> _WHAT THE TASK ASKS_: Repeat the listing exactly as given, omitting every image.

━━━━━━

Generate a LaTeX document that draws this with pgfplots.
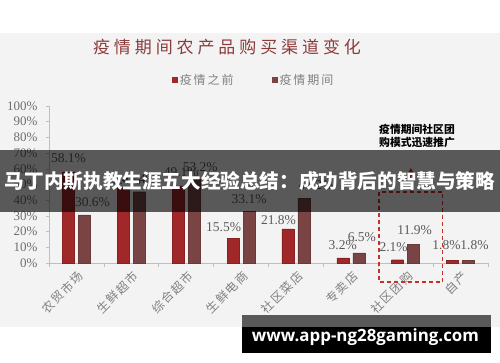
\documentclass[border=0pt]{standalone}
\usepackage{fontspec}
\setmainfont{Liberation Serif}
\newfontfamily\cjk{Noto Sans CJK SC}
\newfontfamily\cjktitle[LetterSpace=23]{Noto Sans CJK SC}
\newfontfamily\cjklegend[LetterSpace=16]{Noto Sans CJK SC}
\newfontfamily\cjktick[LetterSpace=12]{Noto Sans CJK SC}
\newfontfamily\wmfont{Open Sans}
\usepackage{pgfplots}
\usepackage{pgfplotstable}
\pgfplotsset{compat=1.18}
\usetikzlibrary{arrows.meta}
\definecolor{barA}{HTML}{A02828}
\definecolor{barB}{HTML}{7A4444}
\definecolor{bgg}{HTML}{F3F3F3}
\definecolor{titlec}{HTML}{8C3B3B}
\definecolor{lbl}{HTML}{5A5A5A}
\definecolor{tickc}{HTML}{6E6E6E}
\definecolor{legc}{HTML}{808080}
\definecolor{axc}{HTML}{BFBFBF}
\definecolor{dashc}{HTML}{C8302B}

\pgfplotstableread{
x y dx dy
0 58.1 0 14
1 48.4 0 7
2 49.1 3 14
3 15.5 -9.5 12
4 21.8 -9.5 9
5 3.2 0 13
6 2.1 -4 13
7 1.8 -6 15
}\before
\pgfplotstableread{
x y dx dy
0 30.6 8 13
1 45.4 0 13
2 53.2 6 12.5
3 33.1 0 12
4 41.2 12 13
5 6.5 3 16
6 11.9 1 14
7 1.8 6 15
}\during

\begin{document}
\begin{tikzpicture}[x=1pt,y=1pt]
\path[use as bounding box] (0,0) rectangle (500,362);
\fill[white] (0,0) rectangle (500,362);
\fill[bgg] (0,35) rectangle (500,329);
\node[text=titlec, font=\cjktitle\fontsize{17}{17}\selectfont] at (227,315) {疫情期间农产品购买渠道变化};

\begin{axis}[
  at={(49pt,99pt)}, anchor=south west, scale only axis,
  width=439pt, height=157pt,
  xmin=-0.5, xmax=7.5, ymin=0, ymax=100,
  axis x line*=bottom, axis y line*=left,
  axis line style={axc, line width=0.6pt, -},
  xtick={0,...,7},
  xticklabels={农贸市场,生鲜超市,综合超市,生鲜电商,社区菜店,专卖店,社区团购,自产},
  major x tick style={draw=none},
  minor xtick={-0.5,0.5,...,7.5},
  minor tick length=4pt, major tick length=3pt,
  tick align=outside,
  every tick/.style={axc, line width=0.6pt},
  ytick={0,10,...,100},
  yticklabel={\pgfmathprintnumber{\tick}\%},
  /pgf/number format/assume math mode=true,
  x tick label style={font=\cjktick\fontsize{12}{12}\selectfont, text=legc, rotate=45, anchor=east, yshift=-9pt, xshift=1pt},
  y tick label style={font=\fontsize{13}{13}\selectfont, text=tickc, xshift=-5pt},
  ybar=4pt, bar width=12pt,
  clip=false,
  visualization depends on={\thisrow{dx} \as \dx},
  visualization depends on={\thisrow{dy} \as \dy},
  nodes near coords={\pgfmathprintnumber[fixed,fixed zerofill,precision=1]{\pgfplotspointmeta}\%},
  nodes near coords style={font=\fontsize{13.5}{13.5}\selectfont, text=lbl, anchor=center, inner sep=0pt, xshift=\dx pt, yshift=\dy pt},
  legend style={at={(0.466,1.166)}, anchor=center, draw=none, fill=none,
    font=\cjklegend\fontsize{12}{12}\selectfont, text=legc,
    /tikz/every even column/.append style={column sep=36pt}},
  legend columns=2,
  legend image code/.code={\draw[#1,draw=none] (0pt,-3pt) rectangle (6pt,3pt);},
]
\addplot[fill=barA, draw=barA!85!black, line width=0.4pt] table[x=x,y=y] {\before};
\addlegendentry{疫情之前}
\addplot[fill=barB, draw=barB!85!black, line width=0.4pt] table[x=x,y=y] {\during};
\addlegendentry{疫情期间}
\draw[dashc, line width=1.3pt, dash pattern=on 4pt off 3pt] (axis cs:5.511,45.2) rectangle (axis cs:6.677,-12.1);
\draw[dashc, line width=1.3pt, dash pattern=on 4pt off 3pt, -{Triangle[width=9pt,length=8pt]}] (axis cs:6.094,45.2) -- (axis cs:6.094,60.5);
\end{axis}

\node[font=\cjk\bfseries\fontsize{10.8}{13}\selectfont, align=center, text=black] at (417,226.5) {疫情期间社区团\\购模式迅速推广};

% banner overlay
\fill[black, opacity=0.63] (0,150) rectangle (500,212);
\node[text=white, font=\cjk\bfseries\fontsize{19.6}{20}\selectfont] at (250,181) {马丁内斯执教生涯五大经验总结：成功背后的智慧与策略};

% watermark
\fill[black, opacity=0.63] (242,34) rectangle (491,47);
\fill[black] (242,9) rectangle (491,35);
\node[text=white, inner sep=0pt] at (365.5,25) {\resizebox{227pt}{!}{\wmfont\bfseries www.app-ng28gaming.com}};
\end{tikzpicture}
\end{document}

━━━━━━

> _ANSWER BELOW_:
Generate a LaTeX document that draws this with pgfplots.
\documentclass[border=0pt]{standalone}
\usepackage{fontspec}
\setmainfont{Liberation Serif}
\newfontfamily\cjk{Noto Sans CJK SC}
\newfontfamily\cjktitle[LetterSpace=23]{Noto Sans CJK SC}
\newfontfamily\cjklegend[LetterSpace=16]{Noto Sans CJK SC}
\newfontfamily\cjktick[LetterSpace=12]{Noto Sans CJK SC}
\newfontfamily\wmfont{Open Sans}
\usepackage{pgfplots}
\usepackage{pgfplotstable}
\pgfplotsset{compat=1.18}
\usetikzlibrary{arrows.meta}
\definecolor{barA}{HTML}{A02828}
\definecolor{barB}{HTML}{7A4444}
\definecolor{bgg}{HTML}{F3F3F3}
\definecolor{titlec}{HTML}{8C3B3B}
\definecolor{lbl}{HTML}{5A5A5A}
\definecolor{tickc}{HTML}{6E6E6E}
\definecolor{legc}{HTML}{808080}
\definecolor{axc}{HTML}{BFBFBF}
\definecolor{dashc}{HTML}{C8302B}

\pgfplotstableread{
x y dx dy
0 58.1 0 14
1 48.4 0 7
2 49.1 3 14
3 15.5 -9.5 12
4 21.8 -9.5 9
5 3.2 0 13
6 2.1 -4 13
7 1.8 -6 15
}\before
\pgfplotstableread{
x y dx dy
0 30.6 8 13
1 45.4 0 13
2 53.2 6 12.5
3 33.1 0 12
4 41.2 12 13
5 6.5 3 16
6 11.9 1 14
7 1.8 6 15
}\during

\begin{document}
\begin{tikzpicture}[x=1pt,y=1pt]
\path[use as bounding box] (0,0) rectangle (500,362);
\fill[white] (0,0) rectangle (500,362);
\fill[bgg] (0,35) rectangle (500,329);
\node[text=titlec, font=\cjktitle\fontsize{17}{17}\selectfont] at (227,315) {疫情期间农产品购买渠道变化};

\begin{axis}[
  at={(49pt,99pt)}, anchor=south west, scale only axis,
  width=439pt, height=157pt,
  xmin=-0.5, xmax=7.5, ymin=0, ymax=100,
  axis x line*=bottom, axis y line*=left,
  axis line style={axc, line width=0.6pt, -},
  xtick={0,...,7},
  xticklabels={农贸市场,生鲜超市,综合超市,生鲜电商,社区菜店,专卖店,社区团购,自产},
  major x tick style={draw=none},
  minor xtick={-0.5,0.5,...,7.5},
  minor tick length=4pt, major tick length=3pt,
  tick align=outside,
  every tick/.style={axc, line width=0.6pt},
  ytick={0,10,...,100},
  yticklabel={\pgfmathprintnumber{\tick}\%},
  /pgf/number format/assume math mode=true,
  x tick label style={font=\cjktick\fontsize{12}{12}\selectfont, text=legc, rotate=45, anchor=east, yshift=-9pt, xshift=1pt},
  y tick label style={font=\fontsize{13}{13}\selectfont, text=tickc, xshift=-5pt},
  ybar=4pt, bar width=12pt,
  clip=false,
  visualization depends on={\thisrow{dx} \as \dx},
  visualization depends on={\thisrow{dy} \as \dy},
  nodes near coords={\pgfmathprintnumber[fixed,fixed zerofill,precision=1]{\pgfplotspointmeta}\%},
  nodes near coords style={font=\fontsize{13.5}{13.5}\selectfont, text=lbl, anchor=center, inner sep=0pt, xshift=\dx pt, yshift=\dy pt},
  legend style={at={(0.466,1.166)}, anchor=center, draw=none, fill=none,
    font=\cjklegend\fontsize{12}{12}\selectfont, text=legc,
    /tikz/every even column/.append style={column sep=36pt}},
  legend columns=2,
  legend image code/.code={\draw[#1,draw=none] (0pt,-3pt) rectangle (6pt,3pt);},
]
\addplot[fill=barA, draw=barA!85!black, line width=0.4pt] table[x=x,y=y] {\before};
\addlegendentry{疫情之前}
\addplot[fill=barB, draw=barB!85!black, line width=0.4pt] table[x=x,y=y] {\during};
\addlegendentry{疫情期间}
\draw[dashc, line width=1.3pt, dash pattern=on 4pt off 3pt] (axis cs:5.511,45.2) rectangle (axis cs:6.677,-12.1);
\draw[dashc, line width=1.3pt, dash pattern=on 4pt off 3pt, -{Triangle[width=9pt,length=8pt]}] (axis cs:6.094,45.2) -- (axis cs:6.094,60.5);
\end{axis}

\node[font=\cjk\bfseries\fontsize{10.8}{13}\selectfont, align=center, text=black] at (417,226.5) {疫情期间社区团\\购模式迅速推广};

% banner overlay
\fill[black, opacity=0.63] (0,150) rectangle (500,212);
\node[text=white, font=\cjk\bfseries\fontsize{19.6}{20}\selectfont] at (250,181) {马丁内斯执教生涯五大经验总结：成功背后的智慧与策略};

% watermark
\fill[black, opacity=0.63] (242,34) rectangle (491,47);
\fill[black] (242,9) rectangle (491,35);
\node[text=white, inner sep=0pt] at (365.5,25) {\resizebox{227pt}{!}{\wmfont\bfseries www.app-ng28gaming.com}};
\end{tikzpicture}
\end{document}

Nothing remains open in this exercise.